After beating Indonesia 4-0 in the round of 16 in Qatar on Sunday night, Australia already have two days' rest on their next opponent - a prize for topping Group B.
The Socceroos will be likely enjoying a team dinner when Jurgen Klinsmann's South Korea and Roberto Mancini's Saudi Arabia, two of Asia's top teams, clash at 7pm local time on Tuesday (Wednesday 3am AEDT).
They will clearly be hoping the game goes the distance before the quarter-final, at 6.30pm local time Friday (Saturday 2.30am AEDT).
Coach Graham Arnold joked to AAP: "120-minute game with a penalty shootout would be fantastic."
Midfielder Jackson Irvine added with a laugh: "pens - and the rest. Loads of yellow cards, smash each other about. That'd be good."

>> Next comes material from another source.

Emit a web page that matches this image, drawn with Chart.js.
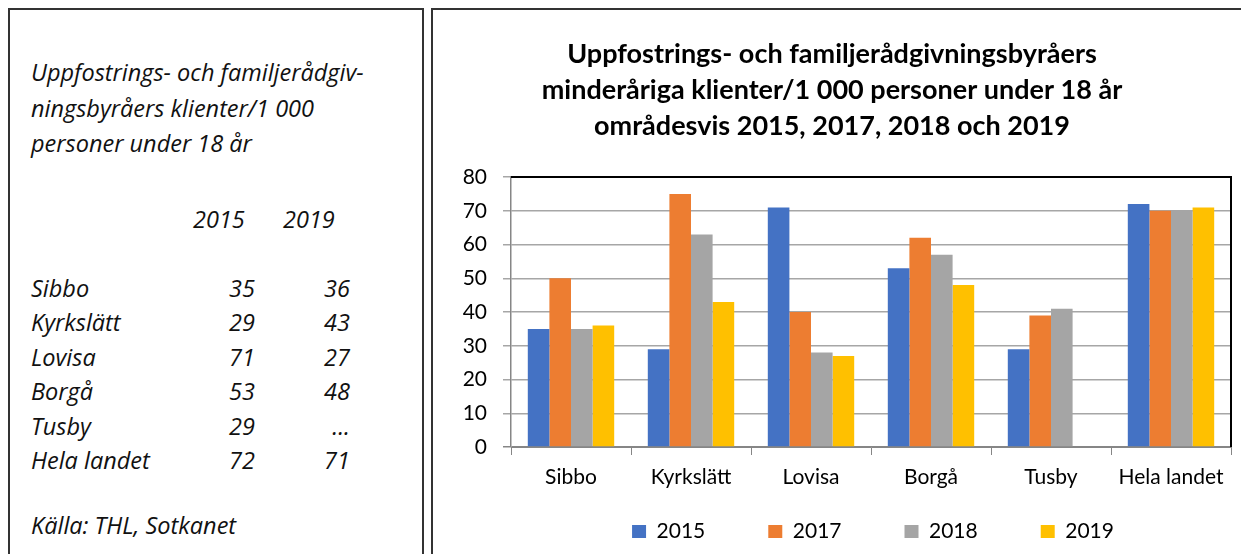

While both were joking, the time advantage is real.
"Definitely it's gonna be massive for us to have that advantage, just to be a bit more fresh - but we've got to use that," midfielder Keanu Baccus told AAP.
"Because at the end of the day, football's close nowadays - so any advantage, we have to use."

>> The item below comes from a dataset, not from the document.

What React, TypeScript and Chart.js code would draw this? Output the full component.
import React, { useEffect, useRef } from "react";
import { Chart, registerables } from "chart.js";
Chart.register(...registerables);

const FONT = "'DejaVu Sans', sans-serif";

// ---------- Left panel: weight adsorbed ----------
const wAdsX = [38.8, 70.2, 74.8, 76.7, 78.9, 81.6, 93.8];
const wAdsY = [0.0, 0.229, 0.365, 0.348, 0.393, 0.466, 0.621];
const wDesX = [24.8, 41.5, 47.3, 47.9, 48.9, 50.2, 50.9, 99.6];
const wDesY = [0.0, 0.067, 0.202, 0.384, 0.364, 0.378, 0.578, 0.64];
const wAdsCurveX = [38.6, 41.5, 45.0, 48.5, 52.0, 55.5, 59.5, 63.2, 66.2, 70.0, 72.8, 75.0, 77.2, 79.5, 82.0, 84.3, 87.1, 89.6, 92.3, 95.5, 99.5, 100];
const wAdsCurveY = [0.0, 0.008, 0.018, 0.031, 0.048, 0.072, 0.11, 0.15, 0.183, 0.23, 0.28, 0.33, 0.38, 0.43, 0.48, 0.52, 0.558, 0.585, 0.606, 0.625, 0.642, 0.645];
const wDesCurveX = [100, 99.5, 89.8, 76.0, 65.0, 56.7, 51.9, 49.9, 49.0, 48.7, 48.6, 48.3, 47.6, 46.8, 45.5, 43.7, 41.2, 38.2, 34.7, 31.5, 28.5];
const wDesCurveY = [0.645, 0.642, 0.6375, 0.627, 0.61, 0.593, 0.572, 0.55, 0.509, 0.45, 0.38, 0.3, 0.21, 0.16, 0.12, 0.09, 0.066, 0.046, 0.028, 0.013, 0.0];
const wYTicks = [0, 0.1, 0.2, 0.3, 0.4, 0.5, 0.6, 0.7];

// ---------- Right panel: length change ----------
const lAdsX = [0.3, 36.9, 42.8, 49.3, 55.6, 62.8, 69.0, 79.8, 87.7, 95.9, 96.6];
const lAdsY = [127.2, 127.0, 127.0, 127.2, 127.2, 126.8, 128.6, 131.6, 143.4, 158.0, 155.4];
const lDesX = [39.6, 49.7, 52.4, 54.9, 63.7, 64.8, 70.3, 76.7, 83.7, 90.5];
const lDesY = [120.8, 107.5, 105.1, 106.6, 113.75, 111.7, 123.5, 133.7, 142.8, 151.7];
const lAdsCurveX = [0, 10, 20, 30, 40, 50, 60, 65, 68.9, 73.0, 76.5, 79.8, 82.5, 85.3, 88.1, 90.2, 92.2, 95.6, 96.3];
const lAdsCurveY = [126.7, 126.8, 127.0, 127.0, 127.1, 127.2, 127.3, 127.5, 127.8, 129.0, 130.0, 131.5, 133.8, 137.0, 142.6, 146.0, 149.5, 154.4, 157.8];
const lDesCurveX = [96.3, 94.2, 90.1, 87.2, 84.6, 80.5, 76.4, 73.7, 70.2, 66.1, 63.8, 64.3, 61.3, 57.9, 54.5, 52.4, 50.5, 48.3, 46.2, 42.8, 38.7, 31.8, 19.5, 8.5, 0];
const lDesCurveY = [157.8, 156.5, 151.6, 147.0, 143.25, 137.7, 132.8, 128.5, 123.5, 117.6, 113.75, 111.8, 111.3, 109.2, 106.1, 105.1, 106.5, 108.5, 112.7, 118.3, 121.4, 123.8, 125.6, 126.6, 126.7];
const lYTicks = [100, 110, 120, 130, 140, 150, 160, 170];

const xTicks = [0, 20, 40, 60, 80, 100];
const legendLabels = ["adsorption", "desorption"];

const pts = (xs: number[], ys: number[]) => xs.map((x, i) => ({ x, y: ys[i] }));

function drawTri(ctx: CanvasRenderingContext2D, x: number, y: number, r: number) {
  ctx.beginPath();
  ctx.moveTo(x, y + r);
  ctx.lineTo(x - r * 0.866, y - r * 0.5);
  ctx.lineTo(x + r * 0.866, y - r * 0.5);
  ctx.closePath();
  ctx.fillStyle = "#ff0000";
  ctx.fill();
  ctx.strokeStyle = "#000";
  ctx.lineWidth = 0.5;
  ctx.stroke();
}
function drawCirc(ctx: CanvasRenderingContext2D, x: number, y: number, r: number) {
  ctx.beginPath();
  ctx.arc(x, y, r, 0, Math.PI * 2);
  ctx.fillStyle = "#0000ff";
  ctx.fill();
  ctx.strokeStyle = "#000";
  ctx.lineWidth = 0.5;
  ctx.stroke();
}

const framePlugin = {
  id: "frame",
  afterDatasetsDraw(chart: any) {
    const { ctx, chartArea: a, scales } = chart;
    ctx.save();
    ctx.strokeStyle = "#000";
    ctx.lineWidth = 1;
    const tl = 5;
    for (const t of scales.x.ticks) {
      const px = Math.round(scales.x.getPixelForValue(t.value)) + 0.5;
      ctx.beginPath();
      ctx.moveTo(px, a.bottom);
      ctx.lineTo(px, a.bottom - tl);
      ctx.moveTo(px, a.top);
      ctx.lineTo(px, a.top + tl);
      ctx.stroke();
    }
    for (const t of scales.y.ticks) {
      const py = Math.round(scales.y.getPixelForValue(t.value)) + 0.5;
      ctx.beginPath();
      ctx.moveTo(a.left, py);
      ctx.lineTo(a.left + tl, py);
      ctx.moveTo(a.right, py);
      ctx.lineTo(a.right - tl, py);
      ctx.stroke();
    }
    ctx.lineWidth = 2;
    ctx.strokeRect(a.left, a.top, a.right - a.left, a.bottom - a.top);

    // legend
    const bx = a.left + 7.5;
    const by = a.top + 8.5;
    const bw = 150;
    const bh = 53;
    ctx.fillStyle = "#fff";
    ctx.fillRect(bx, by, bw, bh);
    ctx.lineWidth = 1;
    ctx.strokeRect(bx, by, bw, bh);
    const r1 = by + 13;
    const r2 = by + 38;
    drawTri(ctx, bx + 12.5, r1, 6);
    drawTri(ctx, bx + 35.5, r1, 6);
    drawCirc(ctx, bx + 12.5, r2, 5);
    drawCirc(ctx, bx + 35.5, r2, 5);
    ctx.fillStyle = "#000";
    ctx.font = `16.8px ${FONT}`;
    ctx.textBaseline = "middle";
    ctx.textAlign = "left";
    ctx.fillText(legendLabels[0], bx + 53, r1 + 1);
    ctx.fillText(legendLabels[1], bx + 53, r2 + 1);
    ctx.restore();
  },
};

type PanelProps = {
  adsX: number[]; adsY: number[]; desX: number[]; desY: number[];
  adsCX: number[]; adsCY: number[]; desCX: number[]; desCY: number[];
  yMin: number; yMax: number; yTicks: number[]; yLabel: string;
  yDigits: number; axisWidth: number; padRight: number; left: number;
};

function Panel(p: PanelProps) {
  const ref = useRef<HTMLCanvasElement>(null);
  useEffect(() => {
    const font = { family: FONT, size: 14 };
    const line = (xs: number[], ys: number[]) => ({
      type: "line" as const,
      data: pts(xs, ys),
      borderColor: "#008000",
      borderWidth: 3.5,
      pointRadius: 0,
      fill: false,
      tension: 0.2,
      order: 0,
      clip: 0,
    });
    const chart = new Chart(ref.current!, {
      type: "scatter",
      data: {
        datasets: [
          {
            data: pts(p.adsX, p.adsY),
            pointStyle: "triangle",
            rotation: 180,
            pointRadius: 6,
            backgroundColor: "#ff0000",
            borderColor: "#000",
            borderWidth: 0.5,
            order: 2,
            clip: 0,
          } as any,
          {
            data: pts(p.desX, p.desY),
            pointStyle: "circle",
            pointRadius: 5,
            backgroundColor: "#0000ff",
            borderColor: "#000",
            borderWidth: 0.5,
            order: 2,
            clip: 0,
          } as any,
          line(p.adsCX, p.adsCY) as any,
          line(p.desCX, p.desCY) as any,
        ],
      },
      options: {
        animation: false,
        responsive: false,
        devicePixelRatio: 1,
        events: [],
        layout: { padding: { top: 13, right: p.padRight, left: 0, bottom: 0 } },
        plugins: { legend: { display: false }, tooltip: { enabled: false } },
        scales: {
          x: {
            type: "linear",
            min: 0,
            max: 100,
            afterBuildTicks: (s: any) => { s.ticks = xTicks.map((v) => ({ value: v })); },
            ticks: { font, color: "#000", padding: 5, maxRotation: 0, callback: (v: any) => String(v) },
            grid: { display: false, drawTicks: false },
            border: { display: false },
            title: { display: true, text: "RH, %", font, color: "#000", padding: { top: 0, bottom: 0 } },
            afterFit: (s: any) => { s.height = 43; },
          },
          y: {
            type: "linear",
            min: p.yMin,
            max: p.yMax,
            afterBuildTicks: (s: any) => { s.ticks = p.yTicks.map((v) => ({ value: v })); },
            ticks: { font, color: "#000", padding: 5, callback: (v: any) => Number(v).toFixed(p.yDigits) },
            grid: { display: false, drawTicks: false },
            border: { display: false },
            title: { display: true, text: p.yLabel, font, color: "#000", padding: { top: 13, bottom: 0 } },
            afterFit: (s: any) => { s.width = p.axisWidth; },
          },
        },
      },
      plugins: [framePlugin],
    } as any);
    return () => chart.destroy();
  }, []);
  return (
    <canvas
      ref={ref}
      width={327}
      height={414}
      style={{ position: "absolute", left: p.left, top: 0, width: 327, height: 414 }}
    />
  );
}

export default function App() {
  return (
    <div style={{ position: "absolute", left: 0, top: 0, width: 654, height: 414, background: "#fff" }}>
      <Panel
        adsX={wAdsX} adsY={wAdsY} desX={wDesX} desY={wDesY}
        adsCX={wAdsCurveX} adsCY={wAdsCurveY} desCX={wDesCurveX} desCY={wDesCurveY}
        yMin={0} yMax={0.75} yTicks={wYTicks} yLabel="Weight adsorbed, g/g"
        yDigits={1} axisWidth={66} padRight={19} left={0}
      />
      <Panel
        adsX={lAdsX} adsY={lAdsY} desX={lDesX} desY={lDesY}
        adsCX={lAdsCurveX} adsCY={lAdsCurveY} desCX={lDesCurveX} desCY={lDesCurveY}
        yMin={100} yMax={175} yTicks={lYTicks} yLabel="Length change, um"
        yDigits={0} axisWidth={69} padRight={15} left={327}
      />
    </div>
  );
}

The extra break is especially important for players like striker Mitch Duke, who just returned from a hamstring injury.
It plays into the Socceroos' hard-running style, too.
"That's always what we've been so good at is our physicality and our energy and high intensity in games," Duke said.
"We can run teams down.
"That showed even the last game - Indonesia came out of the gate, probably surprised a lot of us
"But you could see in the last 20 minutes they died out quite a lot without energy, but we've still got the energy to take over and run out the game - then finally to have the end product on top of that.
"If we can continue doing that, I think we can out-run anyone."
The Socceroos will be wary of letting any sense of complacency kick in against a tired opponent with a point to prove - regardless of who they play.
"If anything, I've been in this position before," Irvine told AAP.
"I'm sure every player at some point has been on both sides of this when you're the team that plays (later).
"I know that those two teams who are playing will be almost more up for it in the sense that they've got something there to say like 'yeah, OK, they've had this (advantage)' and it gets them more up for the game.
"So, of course, we'll use the recovery and we'll use the time well, but when it comes to game day, I've been on the other side of it as well and I know that it'll play no part in an important fixture like that."